The London Concussion Summmit's experts included Eric Lindros, Jeff Beukeboom, Alyn McCauley, Marcus Moore, Jennifer Botterill and nine world-renowned experts on concussions.
Lindors, Beukeboom, McCauley, and Moore all played in the NHL and experienced concussions.
The London Summit suggested fighting should be eliminated from hockey at all levels of the game as it is one of the known causes of concussions, which have resulted in long-term concussions, even death.
The experts took the position that the increasing incidence of hockey concussions, ranging from brief periods of brain disturbance to permanent brain injury, is an alarming and dangerous trend.
According to The New York Times, since the Summit, Donald Brashear, a veteran NHL enforcer, has called for the league to adopt the OHL’s rule that fights be stopped when a player’s helmet comes off.

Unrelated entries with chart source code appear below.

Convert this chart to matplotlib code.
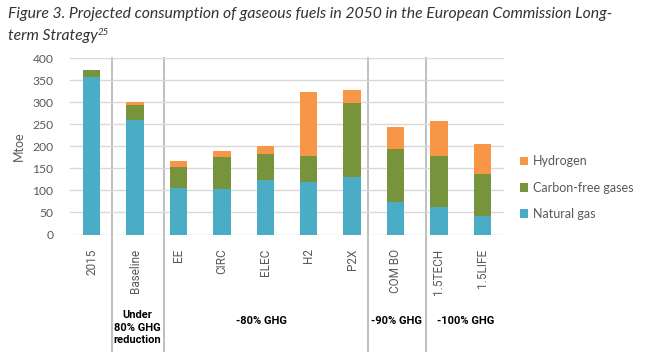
import numpy as np
import matplotlib
matplotlib.use("Agg")
import matplotlib.pyplot as plt

# data (Mtoe)
scenarios = ["2015", "Baseline", "EE", "CIRC", "ELEC", "H2", "P2X", "COM BO", "1.5TECH", "1.5LIFE"]
natural_gas = [357, 260, 106, 103, 124, 119, 130, 73, 63, 42]
carbon_free = [16, 34, 47, 73, 59, 59, 169, 121, 115, 96]
hydrogen = [0, 6, 14, 14, 17, 146, 28, 49, 79, 67]

group_labels = ["Under\n80% GHG\nreduction", "-80% GHG", "-90% GHG", "-100% GHG"]
group_centers = [1.04, 3.92, 7.03, 8.62]
separators = [0.46, 1.66, 6.37, 7.70]

c_ng = "#4BACC6"
c_cf = "#77933C"
c_h2 = "#F79646"
grey = "#595959"

fig = plt.figure(figsize=(6.56, 3.52), dpi=100)
ax = fig.add_axes([70/656, 1-234.5/352, 434/656, 176.2/352])

x = np.arange(len(scenarios))
ng = np.array(natural_gas)
cf = np.array(carbon_free)
h2 = np.array(hydrogen)
w = 0.40
ax.bar(x, ng, w, color=c_ng, label="Natural gas", zorder=3)
ax.bar(x, cf, w, bottom=ng, color=c_cf, label="Carbon-free gases", zorder=3)
ax.bar(x, h2, w, bottom=ng+cf, color=c_h2, label="Hydrogen", zorder=3)

ax.set_xlim(-0.5, len(scenarios)-0.5)
ax.set_ylim(0, 400)
ax.set_yticks(np.arange(0, 401, 50))
ax.yaxis.grid(True, color="#D9D9D9", lw=1, zorder=0)
for s in ax.spines.values():
    s.set_visible(False)
ax.tick_params(length=0)
ax.tick_params(axis="y", pad=12, labelsize=8.7, labelcolor=grey)
for t in ax.get_yticklabels():
    t.set_family("Lato")
ax.set_xticks(x)
ax.set_xticklabels(scenarios, rotation=90, family="Roboto", fontsize=8.5, color=grey)
ax.tick_params(axis="x", pad=10)

ax.set_ylabel("Mtoe", family="Lato", fontsize=9, color=grey, labelpad=5)

# scenario group separators, running below the axis
for s in separators:
    ax.plot([s, s], [1, -0.67], transform=ax.get_xaxis_transform(), color="#BFBFBF",
            lw=1.4, clip_on=False, zorder=1)

for lab, cx in zip(group_labels, group_centers):
    yy = -0.53 if "\n" in lab else -0.49
    ax.text(cx, yy, lab, transform=ax.get_xaxis_transform(), ha="center", va="center",
            family="Roboto", fontweight="bold", fontsize=8, color="black", linespacing=1.3)

h, l = ax.get_legend_handles_labels()
leg = ax.legend(h[::-1], l[::-1], loc="center left", bbox_to_anchor=(1.01, 0.265), frameon=False,
                prop={"family": "Lato", "size": 9}, handlelength=0.7, handleheight=0.7,
                handletextpad=0.4, labelspacing=1.15)
for t in leg.get_texts():
    t.set_color(grey)

t1 = fig.text(8/656, 1-14/352, "Figure 3. Projected consumption of gaseous fuels in 2050 in the European Commission Long-",
              family="Lato", style="italic", fontsize=11.3, color="#333333", va="center")
t2 = fig.text(8/656, 1-36/352, "term Strategy", family="Lato", style="italic", fontsize=11.3,
              color="#333333", va="center")
ax.annotate("25", xy=(1, 1.05), xycoords=t2, va="top", ha="left", family="Lato", style="italic",
            fontsize=7, color="#333333", annotation_clip=False)

fig.savefig("out.png", dpi=100)
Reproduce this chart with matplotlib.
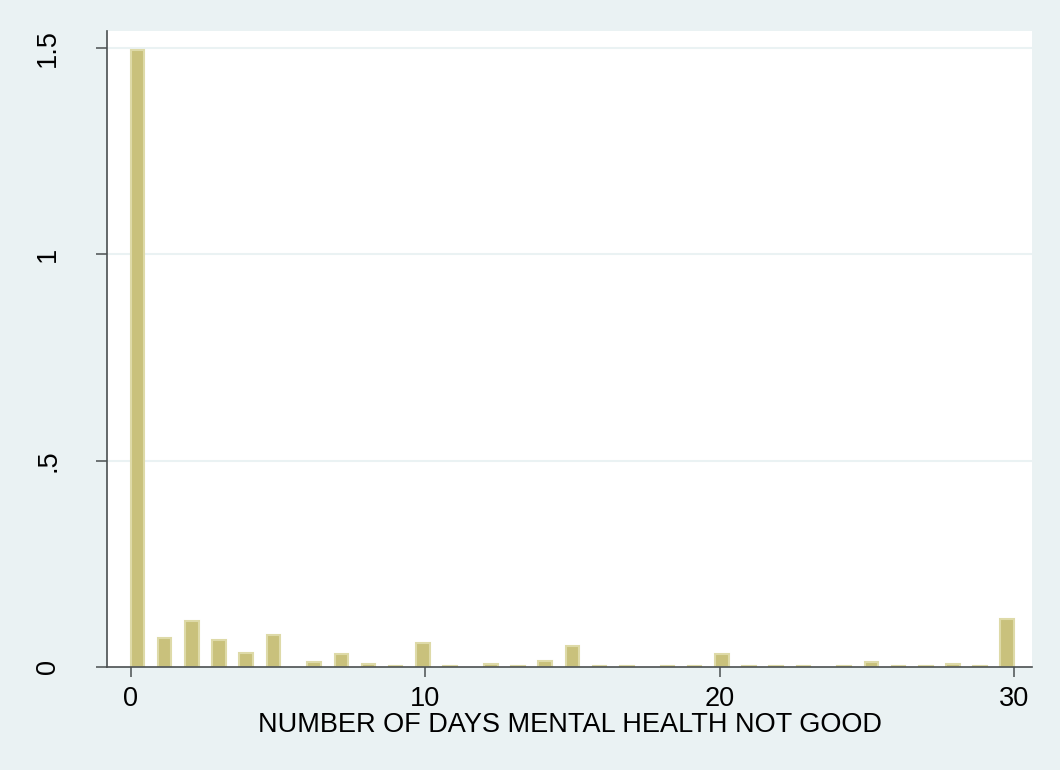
import numpy as np
import matplotlib.pyplot as plt

plt.rcParams['font.family'] = ['Liberation Sans', 'DejaVu Sans']

# days of poor mental health (0-30) and histogram density
days = np.arange(0, 31)
density = [1.494, 0.071, 0.111, 0.065, 0.034, 0.077, 0.011, 0.031, 0.007, 0.003,
           0.057, 0.003, 0.006, 0.003, 0.014, 0.052, 0.003, 0.003, 0.003, 0.003,
           0.031, 0.003, 0.003, 0.003, 0.003, 0.011, 0.003, 0.003, 0.006, 0.003,
           0.117]
n_bins = 65
xticks = [0, 10, 20, 30]
yticks = [0, 0.5, 1, 1.5]
yticklabels = ['0', '.5', '1', '1.5']
xlabel = 'NUMBER OF DAYS MENTAL HEALTH NOT GOOD'

# stata-style bins: 65 equal bins over 0..30, each day falls in one bin
width = 30 / n_bins
idx = np.minimum(np.floor(days * n_bins / 30 + 1e-9), n_bins - 1)
left = idx * width

bg = '#eaf2f3'
fig = plt.figure(figsize=(10.6, 7.7), dpi=100, facecolor=bg)
ax = fig.add_axes([0.1009, 0.1338, 0.8727, 0.8259])
ax.set_facecolor('white')

for y in yticks[1:]:
    ax.axhline(y, color=bg, lw=1.5, zorder=0)

ax.bar(left, density, width=width, align='edge', color='#c9c17c',
       edgecolor='#dedaa8', linewidth=1.5, zorder=2)

ax.set_xlim(-0.805, 30.61)
ax.set_ylim(0, 1.541)
ax.set_xticks(xticks)
ax.set_yticks(yticks)
ax.set_yticklabels(yticklabels, rotation=90, va='center')

for s in ['top', 'right']:
    ax.spines[s].set_visible(False)
for s in ['left', 'bottom']:
    ax.spines[s].set_color('#4a4f50')
    ax.spines[s].set_linewidth(1.2)

ax.tick_params(axis='x', length=7.5, width=1.1, color='#4a4f50',
               labelsize=19.5, pad=6)
ax.tick_params(axis='y', length=8, width=1.1, color='#4a4f50',
               labelsize=19.5, pad=25)
ax.set_xlabel(xlabel, size=19.5, labelpad=0)

plt.savefig('out.png', dpi=100, facecolor=bg)
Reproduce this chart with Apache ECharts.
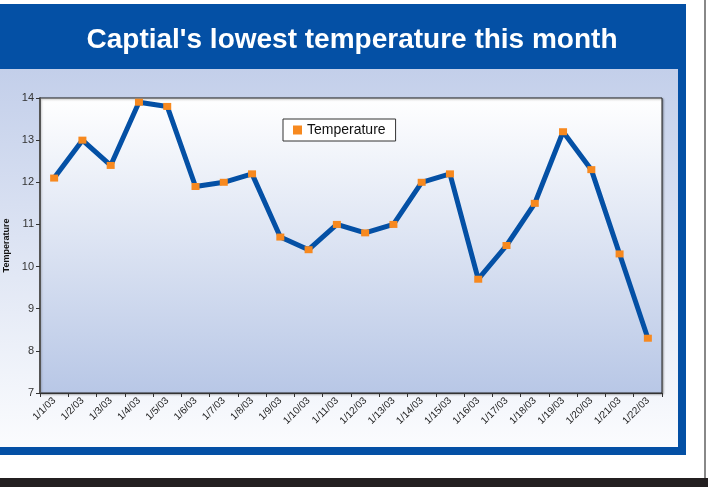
<!DOCTYPE html>
<html>
<head>
<meta charset="utf-8">
<script src="https://cdn.jsdelivr.net/npm/echarts@6/dist/echarts.min.js"></script>
<style>
  html, body { margin: 0; padding: 0; background: #fff; }
  #chart { width: 708px; height: 487px; }
</style>
</head>
<body>
<div id="chart"></div>
<script>
// daily lowest temperature
var days = ['1/1/03', '1/2/03', '1/3/03', '1/4/03', '1/5/03', '1/6/03', '1/7/03', '1/8/03',
  '1/9/03', '1/10/03', '1/11/03', '1/12/03', '1/13/03', '1/14/03', '1/15/03', '1/16/03',
  '1/17/03', '1/18/03', '1/19/03', '1/20/03', '1/21/03', '1/22/03'];
var temps = [12.1, 13.0, 12.4, 13.9, 13.8, 11.9, 12.0, 12.2, 10.7, 10.4, 11.0, 10.8,
  11.0, 12.0, 12.2, 9.7, 10.5, 11.5, 13.2, 12.3, 10.3, 8.3];
var yTicks = [7, 8, 9, 10, 11, 12, 13, 14];

var blue = '#0450a5';
var orange = '#f7891f';
var font = '"Liberation Sans", Arial, sans-serif';

var chart = echarts.init(document.getElementById('chart'), null, { renderer: 'canvas' });

chart.setOption({
  backgroundColor: '#ffffff',
  animation: false,
  graphic: [
    // outer blue frame + title band
    { type: 'rect', z: -10, silent: true, shape: { x: 0, y: 4, width: 686, height: 451 }, style: { fill: blue } },
    // inner light panel
    { type: 'rect', z: -9, silent: true, shape: { x: 0, y: 69, width: 678, height: 378 },
      style: { fill: new echarts.graphic.LinearGradient(0, 0, 0, 1, [
        { offset: 0, color: '#c3cfea' }, { offset: 1, color: '#fbfcfe' }]) } },
    // page edges at the right and bottom
    { type: 'rect', z: -10, silent: true, shape: { x: 704, y: 0, width: 2, height: 480 }, style: { fill: '#888' } },
    { type: 'rect', z: -10, silent: true, shape: { x: 0, y: 478, width: 708, height: 9 }, style: { fill: '#231f20' } },
    {
      type: 'text', x: 352, y: 40, z: 5,
      style: { text: "Captial's lowest temperature this month", fill: '#fff',
        font: 'bold 28px ' + font, align: 'center', verticalAlign: 'middle' }
    }
  ],
  legend: {
    data: ['Temperature'],
    left: 283, top: 119,
    backgroundColor: '#fff',
    borderColor: '#333',
    borderWidth: 1,
    borderRadius: 0,
    padding: [4, 10, 4, 10],
    itemWidth: 9, itemHeight: 9,
    icon: 'rect',
    textStyle: { fontFamily: font, fontSize: 14, color: '#111' }
  },
  grid: {
    left: 40, right: 46, top: 98, bottom: 94,
    outerBoundsMode: 'none',
    containLabel: false,
    show: true,
    borderColor: '#222', borderWidth: 1,
    backgroundColor: new echarts.graphic.LinearGradient(0, 0, 0, 1, [
      { offset: 0, color: '#ffffff' }, { offset: 1, color: '#b8c7e6' }]),
    shadowColor: 'rgba(0,0,0,0.35)', shadowOffsetX: 1, shadowOffsetY: 1, shadowBlur: 2
  },
  xAxis: {
    type: 'category',
    data: days,
    boundaryGap: true,
    axisLine: { lineStyle: { color: '#333', width: 1 } },
    axisTick: { show: true, length: 4, lineStyle: { color: '#333' } },
    axisLabel: { rotate: 45, fontFamily: font, fontSize: 10, color: '#222', margin: 6, interval: 0 },
    splitLine: { show: false }
  },
  yAxis: {
    type: 'value',
    min: yTicks[0], max: yTicks[yTicks.length - 1], interval: 1,
    name: 'Temperature',
    nameLocation: 'middle',
    nameGap: 22,
    nameRotate: 90,
    nameTextStyle: { fontFamily: font, fontSize: 9, color: '#111', fontWeight: 'bold' },
    axisLine: { show: true, lineStyle: { color: '#555', width: 2 } },
    axisTick: { show: true, length: 4, lineStyle: { color: '#333' } },
    axisLabel: { fontFamily: font, fontSize: 11, color: '#333', margin: 6 },
    splitLine: { show: false }
  },
  series: [{
    name: 'Temperature',
    type: 'line',
    data: temps,
    symbol: 'rect',
    symbolSize: [8, 7],
    showAllSymbol: true,
    itemStyle: { color: orange },
    lineStyle: { color: blue, width: 5 },
    z: 3
  }]
});
</script>
</body>
</html>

The OHL's new rule was created to reduce the chance of serious head injuries if one or both players fall to the ice.
It was the junior hockey league's response to the death of an Ontario senior league player, Don Sanderson, after hitting his head on the ice during a fight.
The new rule says, “If a player should remove his helmet or undo his chinstrap prior to or during an altercation, such player shall receive a game misconduct."
That rule was part of the debate on the role of fighting in hockey at the general managers' annual meeting in Florida earlier this month.
GMs did not vote to tighten chinstraps or to stop fights when helmets come off.
In the Rangers game, Colton Orr fought Alden Nolan shortly after the Avery-Clutterbuck bout. There were no injuries.
Avery recorded an assist at the start of the second period.
With a fight and an assist, all he needs is a goal to record a "Gordie Howe Hat Trick."